[Begin]
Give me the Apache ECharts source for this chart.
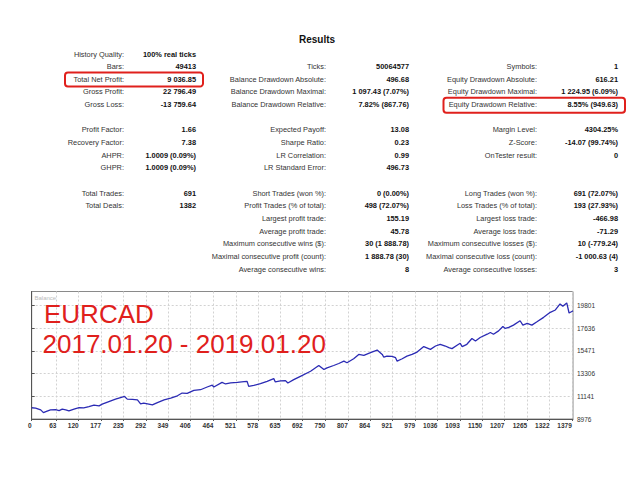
<!DOCTYPE html>
<html>
<head>
<meta charset="utf-8">
<title>Results - EURCAD</title>
<script src="https://cdn.jsdelivr.net/npm/echarts@6.0.0/dist/echarts.min.js"></script>
<style>
  html, body { margin: 0; padding: 0; background: #fff; }
  #chart { width: 640px; height: 480px; }
</style>
</head>
<body>
<div id="chart"></div>
<script>
// report table, row numbers count from "History Quality"
var rows1 = [0, 1, 2, 3, 4, 6, 7, 8, 9, 11, 12];
var labels1 = ['History Quality:', 'Bars:', 'Total Net Profit:', 'Gross Profit:', 'Gross Loss:',
  'Profit Factor:', 'Recovery Factor:', 'AHPR:', 'GHPR:', 'Total Trades:', 'Total Deals:'];
var values1 = ['100% real ticks', '49413', '9 036.85', '22 796.49', '-13 759.64',
  '1.66', '7.38', '1.0009 (0.09%)', '1.0009 (0.09%)', '691', '1382'];

var rows2 = [1, 2, 3, 4, 6, 7, 8, 9, 11, 12, 13, 14, 15, 16, 17];
var labels2 = ['Ticks:', 'Balance Drawdown Absolute:', 'Balance Drawdown Maximal:', 'Balance Drawdown Relative:',
  'Expected Payoff:', 'Sharpe Ratio:', 'LR Correlation:', 'LR Standard Error:',
  'Short Trades (won %):', 'Profit Trades (% of total):', 'Largest profit trade:', 'Average profit trade:',
  'Maximum consecutive wins ($):', 'Maximal consecutive profit (count):', 'Average consecutive wins:'];
var values2 = ['50064577', '496.68', '1 097.43 (7.07%)', '7.82% (867.76)',
  '13.08', '0.23', '0.99', '496.73',
  '0 (0.00%)', '498 (72.07%)', '155.19', '45.78',
  '30 (1 888.78)', '1 888.78 (30)', '8'];

var rows3 = [1, 2, 3, 4, 6, 7, 8, 11, 12, 13, 14, 15, 16, 17];
var labels3 = ['Symbols:', 'Equity Drawdown Absolute:', 'Equity Drawdown Maximal:', 'Equity Drawdown Relative:',
  'Margin Level:', 'Z-Score:', 'OnTester result:',
  'Long Trades (won %):', 'Loss Trades (% of total):', 'Largest loss trade:', 'Average loss trade:',
  'Maximum consecutive losses ($):', 'Maximal consecutive loss (count):', 'Average consecutive losses:'];
var values3 = ['1', '616.21', '1 224.95 (6.09%)', '8.55% (949.63)',
  '4304.25%', '-14.07 (99.74%)', '0',
  '691 (72.07%)', '193 (27.93%)', '-466.98', '-71.29',
  '10 (-779.24)', '-1 000.63 (4)', '3'];

// balance chart
var xTicks = [0, 63, 120, 177, 235, 292, 349, 406, 464, 521, 578, 635, 692, 750, 807, 864,
  921, 979, 1036, 1093, 1150, 1207, 1265, 1322, 1379];
var yTicks = [8976, 11141, 13306, 15471, 17636, 19801];

var deals = [0, 10, 23, 30, 36, 48, 61, 70, 78, 87, 95, 108, 121, 133, 146, 159, 172, 180, 197, 214,
  231, 237, 244, 257, 270, 278, 286, 299, 308, 321, 338, 355, 372, 384, 397, 414, 431, 448, 461, 465,
  486, 495, 508, 525, 542, 550, 554, 567, 584, 601, 618, 622, 635, 648, 654, 669, 686, 712, 733, 746,
  754, 771, 784, 797, 805, 822, 835, 848, 865, 882, 895, 899, 907, 920, 929, 933, 946, 958, 971, 984,
  1001, 1018, 1031, 1043, 1056, 1065, 1073, 1086, 1094, 1099, 1111, 1124, 1133, 1145, 1163, 1171, 1179, 1192, 1203, 1209,
  1218, 1230, 1247, 1254, 1265, 1277, 1290, 1307, 1324, 1337, 1349, 1356, 1366, 1372, 1379, 1382];
var balance = [10050, 10007, 9844, 9583, 9680, 9844, 9872, 9776, 9911, 9844, 9747, 9911, 10065, 10040, 10162, 10297, 10229, 10393, 10644, 10875,
  11068, 11126, 10875, 10850, 10807, 10422, 10489, 10393, 10325, 10547, 10807, 10971, 11193, 11453, 11420, 11704, 11771, 12032, 12200, 12032,
  12475, 12321, 12417, 12475, 12542, 12571, 12089, 12186, 12350, 12571, 12832, 12514, 12610, 12639, 12417, 12735, 13053, 13535, 14085, 13699,
  13863, 14085, 14277, 14499, 14345, 14730, 15145, 15049, 15309, 15559, 15145, 14875, 14981, 14952, 14827, 14499, 14730, 14981, 15145, 15367,
  15887, 15627, 15945, 16109, 15945, 15791, 15694, 16012, 16205, 15887, 16109, 16658, 16427, 16755, 17073, 17237, 17073, 17391, 17815, 17622,
  17719, 17940, 18355, 17940, 18104, 17940, 18258, 18682, 19164, 19386, 19964, 19743, 20061, 19097, 19240, 19300];

var font = '"Liberation Sans", Arial, sans-serif';
var rowTop = 54, rowStep = 12.65;

var graphics = [];

function addColumn (rows, labels, values, labelRight, valueRight) {
  rows.forEach(function (r, i) {
    var y = rowTop + r * rowStep;
    graphics.push({
      type: 'text', x: labelRight, y: y, silent: true,
      style: { text: labels[i], align: 'right', verticalAlign: 'middle', fontSize: 7.4, fontFamily: font, fill: '#333' }
    });
    graphics.push({
      type: 'text', x: valueRight, y: y, silent: true,
      style: { text: values[i], align: 'right', verticalAlign: 'middle', fontSize: 7.4, fontWeight: 'bold', fontFamily: font, fill: '#111' }
    });
  });
}

addColumn(rows1, labels1, values1, 124, 196);
addColumn(rows2, labels2, values2, 326, 409);
addColumn(rows3, labels3, values3, 537, 618);

graphics.push(
  { type: 'text', x: 317, y: 39.5, silent: true,
    style: { text: 'Results', align: 'center', verticalAlign: 'middle', fontSize: 10, fontWeight: 'bold', fontFamily: font, fill: '#111' } },
  // red highlight boxes
  { type: 'rect', silent: true, shape: { x: 65, y: 72.5, width: 138, height: 14, r: 3 },
    style: { fill: 'none', stroke: '#e0201c', lineWidth: 2 } },
  { type: 'rect', silent: true, shape: { x: 443.5, y: 97.8, width: 181.5, height: 15, r: 3 },
    style: { fill: 'none', stroke: '#e0201c', lineWidth: 2 } },
  // chart captions
  { type: 'text', x: 34.5, y: 297.5, silent: true,
    style: { text: 'Balance', align: 'left', verticalAlign: 'middle', fontSize: 6, fontFamily: font, fill: '#bbb' } },
  { type: 'text', x: 44, y: 314, silent: true, z: 10,
    style: { text: 'EURCAD', align: 'left', verticalAlign: 'middle', fontSize: 26, fontFamily: font, fill: '#e0201c' } },
  { type: 'text', x: 42.5, y: 344, silent: true, z: 10,
    style: { text: '2017.01.20 - 2019.01.20', align: 'left', verticalAlign: 'middle', fontSize: 26, fontFamily: font, fill: '#e0201c' } }
);

function plain (v) { return String(v); }

var chart = echarts.init(document.getElementById('chart'), null, { renderer: 'svg' });

var option = {
  animation: false,
  backgroundColor: '#fff',
  grid: {
    left: 31.7, top: 291.5, width: 541.3, height: 127.5,
    show: true, borderColor: '#8a8a8a', borderWidth: 1, backgroundColor: '#fff'
  },
  xAxis: {
    type: 'value', min: 0, max: 1382,
    axisLine: { show: true, lineStyle: { color: '#555', width: 1 } },
    axisTick: { show: true, customValues: xTicks, length: 2, lineStyle: { color: '#555' } },
    axisLabel: {
      customValues: xTicks, align: 'right', margin: 3, formatter: plain,
      fontSize: 6.5, fontWeight: 'bold', fontFamily: font, color: '#333'
    },
    splitLine: { show: true, lineStyle: { color: '#d2d2d2', type: [2, 2] } }
  },
  yAxis: {
    type: 'value', position: 'right', min: 8976, max: 21150,
    axisLine: { show: true, lineStyle: { color: '#555', width: 1 } },
    axisTick: { show: true, customValues: yTicks, length: 3, lineStyle: { color: '#555' } },
    axisLabel: {
      customValues: yTicks, margin: 4, formatter: plain,
      fontSize: 6.5, fontFamily: font, color: '#333'
    },
    splitLine: { show: true, lineStyle: { color: '#d2d2d2', type: [2, 2] } }
  },
  series: [{
    name: 'Balance',
    type: 'line',
    data: deals.map(function (d, i) { return [d, balance[i]]; }),
    showSymbol: false,
    lineStyle: { color: '#2b2bb4', width: 1.3 },
    z: 5
  }],
  graphic: graphics
};

chart.setOption(option);
</script>
</body>
</html>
[End]
Job
Up to and including the line with "var yTicks = [8976, 11141, 13306, 15471, 17636, 19801];", copy the data above from its first line. Skip pictures.

Response to this exercise
Give me the Apache ECharts source for this chart.
<!DOCTYPE html>
<html>
<head>
<meta charset="utf-8">
<title>Results - EURCAD</title>
<script src="https://cdn.jsdelivr.net/npm/echarts@6.0.0/dist/echarts.min.js"></script>
<style>
  html, body { margin: 0; padding: 0; background: #fff; }
  #chart { width: 640px; height: 480px; }
</style>
</head>
<body>
<div id="chart"></div>
<script>
// report table, row numbers count from "History Quality"
var rows1 = [0, 1, 2, 3, 4, 6, 7, 8, 9, 11, 12];
var labels1 = ['History Quality:', 'Bars:', 'Total Net Profit:', 'Gross Profit:', 'Gross Loss:',
  'Profit Factor:', 'Recovery Factor:', 'AHPR:', 'GHPR:', 'Total Trades:', 'Total Deals:'];
var values1 = ['100% real ticks', '49413', '9 036.85', '22 796.49', '-13 759.64',
  '1.66', '7.38', '1.0009 (0.09%)', '1.0009 (0.09%)', '691', '1382'];

var rows2 = [1, 2, 3, 4, 6, 7, 8, 9, 11, 12, 13, 14, 15, 16, 17];
var labels2 = ['Ticks:', 'Balance Drawdown Absolute:', 'Balance Drawdown Maximal:', 'Balance Drawdown Relative:',
  'Expected Payoff:', 'Sharpe Ratio:', 'LR Correlation:', 'LR Standard Error:',
  'Short Trades (won %):', 'Profit Trades (% of total):', 'Largest profit trade:', 'Average profit trade:',
  'Maximum consecutive wins ($):', 'Maximal consecutive profit (count):', 'Average consecutive wins:'];
var values2 = ['50064577', '496.68', '1 097.43 (7.07%)', '7.82% (867.76)',
  '13.08', '0.23', '0.99', '496.73',
  '0 (0.00%)', '498 (72.07%)', '155.19', '45.78',
  '30 (1 888.78)', '1 888.78 (30)', '8'];

var rows3 = [1, 2, 3, 4, 6, 7, 8, 11, 12, 13, 14, 15, 16, 17];
var labels3 = ['Symbols:', 'Equity Drawdown Absolute:', 'Equity Drawdown Maximal:', 'Equity Drawdown Relative:',
  'Margin Level:', 'Z-Score:', 'OnTester result:',
  'Long Trades (won %):', 'Loss Trades (% of total):', 'Largest loss trade:', 'Average loss trade:',
  'Maximum consecutive losses ($):', 'Maximal consecutive loss (count):', 'Average consecutive losses:'];
var values3 = ['1', '616.21', '1 224.95 (6.09%)', '8.55% (949.63)',
  '4304.25%', '-14.07 (99.74%)', '0',
  '691 (72.07%)', '193 (27.93%)', '-466.98', '-71.29',
  '10 (-779.24)', '-1 000.63 (4)', '3'];

// balance chart
var xTicks = [0, 63, 120, 177, 235, 292, 349, 406, 464, 521, 578, 635, 692, 750, 807, 864,
  921, 979, 1036, 1093, 1150, 1207, 1265, 1322, 1379];
var yTicks = [8976, 11141, 13306, 15471, 17636, 19801];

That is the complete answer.